Increasingly, investors are searching out investments that align with their values. Assets invested with money managers that incorporate ESG criteria—screening for environmental, social and governance issues—grew from $1.4 trillion in 2012 to more than $8 trillion in 2016. But while demand is rising for ESG investments, there is a lack of clarity around the criteria investors and portfolio managers use to evaluate these types of investments. How should ESG be defined? Should it be an overall evaluation of the company, or an evaluation of the product produced by the company?
This uncertainty makes it all the more important for investors to understand how to evaluate ESG investments and to better understand how the funds in which they invest select their holdings. After all, investors often look to ESG as a way to align their values with their investments. Gaining a clearer understanding of the ESG investment process can offer an instructive roadmap to investors hoping to become more knowledgeable about their own ESG investments.
Understanding the ESG universe
Among ESG funds, investors will find portfolios that have a broad mandate to invest in socially responsible companies. Socially responsible investing (SRI) often looks broadly at a company’s impact on a range of environmental, social and governance issues. SRI funds make up the bulk of the ESG market.

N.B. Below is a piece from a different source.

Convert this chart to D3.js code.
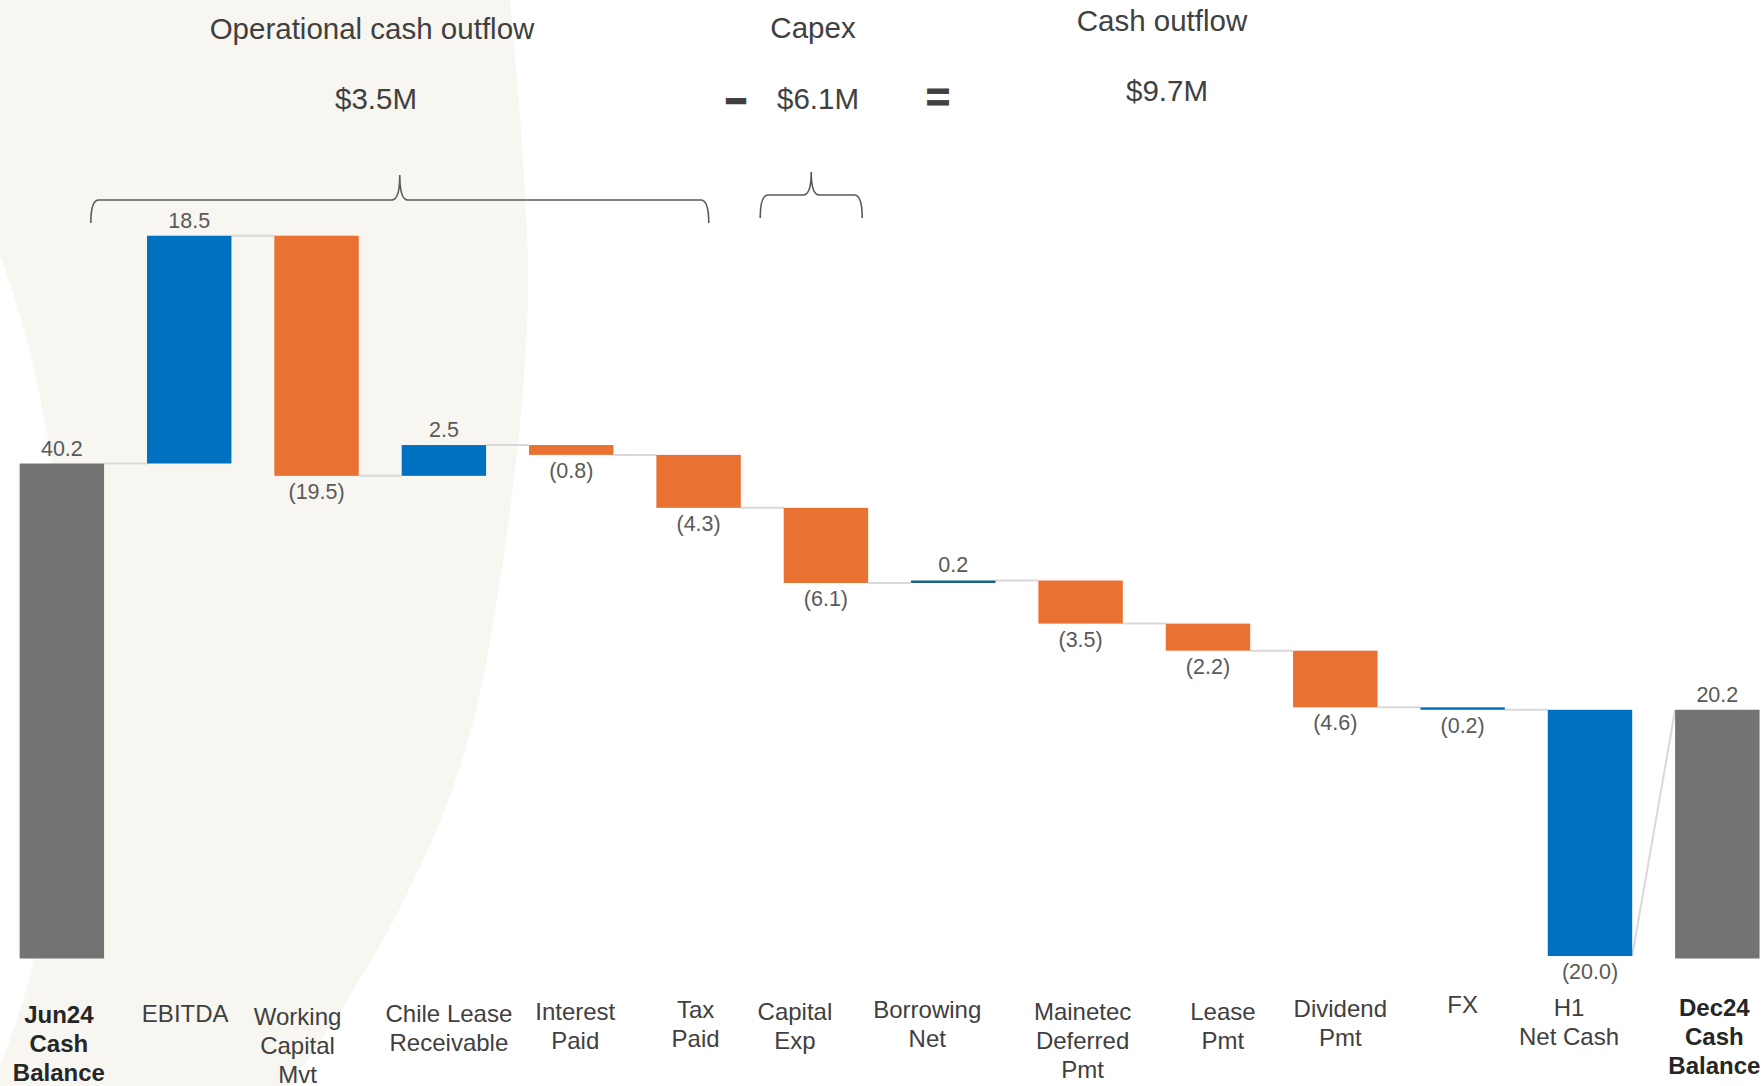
<!DOCTYPE html>
<html>
<head>
<meta charset="utf-8">
<script src="https://cdn.jsdelivr.net/npm/d3@7"></script>
<style>
  html, body { margin: 0; padding: 0; background: #ffffff; }
  svg { display: block; font-family: "Liberation Sans", Arial, sans-serif; }
</style>
</head>
<body>
<svg id="chart" width="1764" height="1086"></svg>
<script>
// ---- Data -------------------------------------------------------------
const categories = [
  "Jun24 Cash Balance", "EBITDA", "Working Capital Mvt", "Chile Lease Receivable",
  "Interest Paid", "Tax Paid", "Capital Exp", "Borrowing Net",
  "Mainetec Deferred Pmt", "Lease Pmt", "Dividend Pmt", "FX",
  "H1 Net Cash", "Dec24 Cash Balance"
];
const categoryLines = [
  ["Jun24", "Cash", "Balance"], ["EBITDA"], ["Working", "Capital", "Mvt"], ["Chile Lease", "Receivable"],
  ["Interest", "Paid"], ["Tax", "Paid"], ["Capital", "Exp"], ["Borrowing", "Net"],
  ["Mainetec", "Deferred", "Pmt"], ["Lease", "Pmt"], ["Dividend", "Pmt"], ["FX"],
  ["H1", "Net Cash"], ["Dec24", "Cash", "Balance"]
];
const values = [40.2, 18.5, -19.5, 2.5, -0.8, -4.3, -6.1, 0.2, -3.5, -2.2, -4.6, -0.2, -20.0, 20.2];
const barTypes = ["total", "step", "step", "step", "step", "step", "step", "step",
                  "step", "step", "step", "step", "net", "total"];

const summaryTitles = ["Operational cash outflow", "Capex", "Cash outflow"];
const summaryAmounts = ["$3.5M", "$6.1M", "$9.7M"];
const summaryOperators = ["–", "="];

// ---- Styling / layout -------------------------------------------------
const COLORS = { total: "#737373", up: "#0070C0", down: "#E97132" };
const colorOverride = { "Borrowing Net": "#156082", "FX": "#0070C0", "H1 Net Cash": "#0070C0" };
const textDark = "#404040";
const labelGray = "#595959";
// hand-placed text box offsets for the category labels (px)
const labelNudgeX = [-3, -4, -19, 5, 4, -3, -31, -26, 2, 15, 5, 0, -21, -3];
const labelNudgeY = [4, 3, 6, 3, 1, -1, 1, -1, 1, 1, -2, -6, -3, -3];

const W = 1764, H = 1086;
const svg = d3.select("#chart");

// ---- Background decoration --------------------------------------------
const bg = svg.append("g");
const beigeEdge = [[510, 0], [528, 298], [497, 600], [460, 767], [387, 933], [290, 1086]];
const edgePath = d3.line().curve(d3.curveCatmullRom.alpha(0.5))(beigeEdge);
bg.append("path")
  .attr("d", "M0,0 L" + edgePath.slice(1) + " L0,1086 Z")
  .attr("fill", "#F7F6F1");
bg.append("path")
  .attr("d", "M0,255 C90,500 90,850 0,1065 Z")
  .attr("fill", "#ffffff");

// ---- Scales -----------------------------------------------------------
const x = d3.scaleBand()
  .domain(categories)
  .range([-1.8, 1781])
  .paddingInner(0.337)
  .paddingOuter(0.337 / 2);
const y = d3.scaleLinear().domain([0, 60]).range([958.5, 958.5 - 60 * 12.313]);

// ---- Waterfall geometry -------------------------------------------------
let running = 0;
const bars = categories.map((c, i) => {
  const v = values[i], t = barTypes[i];
  let start, end;
  if (t === "total") { start = 0; end = v; running = v; }
  else if (t === "step") { start = running; end = running + v; running = end; }
  else { start = running; end = running + v; }
  let color;
  if (colorOverride[c]) color = colorOverride[c];
  else if (t === "total") color = COLORS.total;
  else color = v >= 0 ? COLORS.up : COLORS.down;
  return { c, v, t, start, end, color, lines: categoryLines[i], i };
});

// connectors between consecutive bars
const conn = svg.append("g");
for (let i = 0; i < bars.length - 1; i++) {
  const a = bars[i], b = bars[i + 1];
  const toLevel = b.t === "total" ? b.end : b.start;
  conn.append("line")
    .attr("x1", x(a.c) + x.bandwidth()).attr("y1", y(a.end))
    .attr("x2", x(b.c)).attr("y2", y(toLevel))
    .attr("stroke", "#D9D9D9").attr("stroke-width", 2);
}

// bars
svg.append("g").selectAll("rect").data(bars).join("rect")
  .attr("x", d => x(d.c))
  .attr("width", x.bandwidth())
  .attr("y", d => y(Math.max(d.start, d.end)))
  .attr("height", d => Math.max(1.5, Math.abs(y(d.start) - y(d.end))))
  .attr("fill", d => d.color);

// value labels
const fmt = v => v < 0 ? "(" + Math.abs(v).toFixed(1) + ")" : v.toFixed(1);
svg.append("g").selectAll("text").data(bars).join("text")
  .attr("x", d => x(d.c) + x.bandwidth() / 2)
  .attr("y", d => d.v >= 0 ? y(Math.max(d.start, d.end)) - 8 : y(Math.min(d.start, d.end)) + 23)
  .attr("text-anchor", "middle")
  .attr("font-size", 21.5)
  .attr("fill", labelGray)
  .text(d => fmt(d.v));

// category labels
const catG = svg.append("g");
bars.forEach(d => {
  const bold = d.t === "total";
  const lx = x(d.c) + x.bandwidth() / 2 + labelNudgeX[d.i];
  const t = catG.append("text")
    .attr("x", lx)
    .attr("y", 1019 + labelNudgeY[d.i])
    .attr("text-anchor", "middle")
    .attr("font-size", 24)
    .attr("font-weight", bold ? "bold" : "normal")
    .attr("fill", bold ? "#262626" : textDark);
  d.lines.forEach((ln, j) => {
    t.append("tspan").attr("x", lx).attr("dy", j === 0 ? 0 : 28.8).text(ln);
  });
});

// ---- Braces and summary ------------------------------------------------
function brace(x0, x1, xc, yb, yh, yp) {
  const r = 8;
  return `M${x0},${yb} Q${x0},${yh} ${x0 + r},${yh} L${xc - r},${yh} Q${xc},${yh} ${xc},${yp}` +
         ` Q${xc},${yh} ${xc + r},${yh} L${x1 - r},${yh} Q${x1},${yh} ${x1},${yb}`;
}
const step = x.step();
const cx = c => x(c) + x.bandwidth() / 2;
const opL = cx("EBITDA") - 0.773 * step, opR = cx("Tax Paid") + 0.08 * step;
const cpL = cx("Capital Exp") - 0.516 * step, cpR = cx("Capital Exp") + 0.285 * step;
const braces = svg.append("g").attr("fill", "none").attr("stroke", "#595959").attr("stroke-width", 1.6);
braces.append("path").attr("d", brace(opL, opR, (opL + opR) / 2, 223, 200, 175));
braces.append("path").attr("d", brace(cpL, cpR, (cpL + cpR) / 2, 218, 195, 172));

const summ = svg.append("g").attr("text-anchor", "middle").attr("fill", textDark).attr("font-size", 29.5);
const titlePos = [[372, 39], [813, 38], [1162, 31]];
const amountPos = [[376, 109], [818, 109], [1167, 101]];
summaryTitles.forEach((s, i) => summ.append("text").attr("x", titlePos[i][0]).attr("y", titlePos[i][1]).text(s));
summaryAmounts.forEach((s, i) => summ.append("text").attr("x", amountPos[i][0]).attr("y", amountPos[i][1]).text(s));
summ.append("text").attr("x", 736).attr("y", 111).attr("font-size", 36).attr("font-weight", "bold")
  .attr("stroke", textDark).attr("stroke-width", 2.5).text(summaryOperators[0]);
summ.append("text").attr("x", 938).attr("y", 112).attr("font-size", 42).attr("font-weight", "bold")
  .attr("stroke", textDark).attr("stroke-width", 0.8).text(summaryOperators[1]);
</script>
</body>
</html>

Impact investing is a smaller piece of the ESG landscape. Impact funds often evaluate companies on a single issue. Some funds may only invest in companies in which women make up a meaningful number of the senior management team and the board of directors, or in companies directly involved in renewable energy sources such as wind or solar. For example, the AllianzGI Global Water Fund has three primary objectives: it invests in companies that improve water supply, water efficiency or water quality.
Due diligence
The variety of funds in the ESG universe gives investors more options to find investments that truly align with their values. It also means that not all ESG funds are alike.
It may surprise some investors that Elon Musk’s Tesla isn’t a perennial favorite among ESG money managers. After all, the company makes environmentally friendly products such as electric cars and energy storage systems. But while Tesla’s end products are very environmentally friendly, the firm by some measures receives low scores on governance and social issues due to factors such as employee compensation, employee turnover and even cybersecurity measures. The company’s governance model, for example, is a source of concern because Mr. Musk holds so much power at Tesla. That’s not a judgment of his abilities, but a judgment of how the governance and voting rights are structured. That said, Tesla may find a home in portfolios that put more emphasis on a company’s end products than on internal measures such as employee turnover or management control.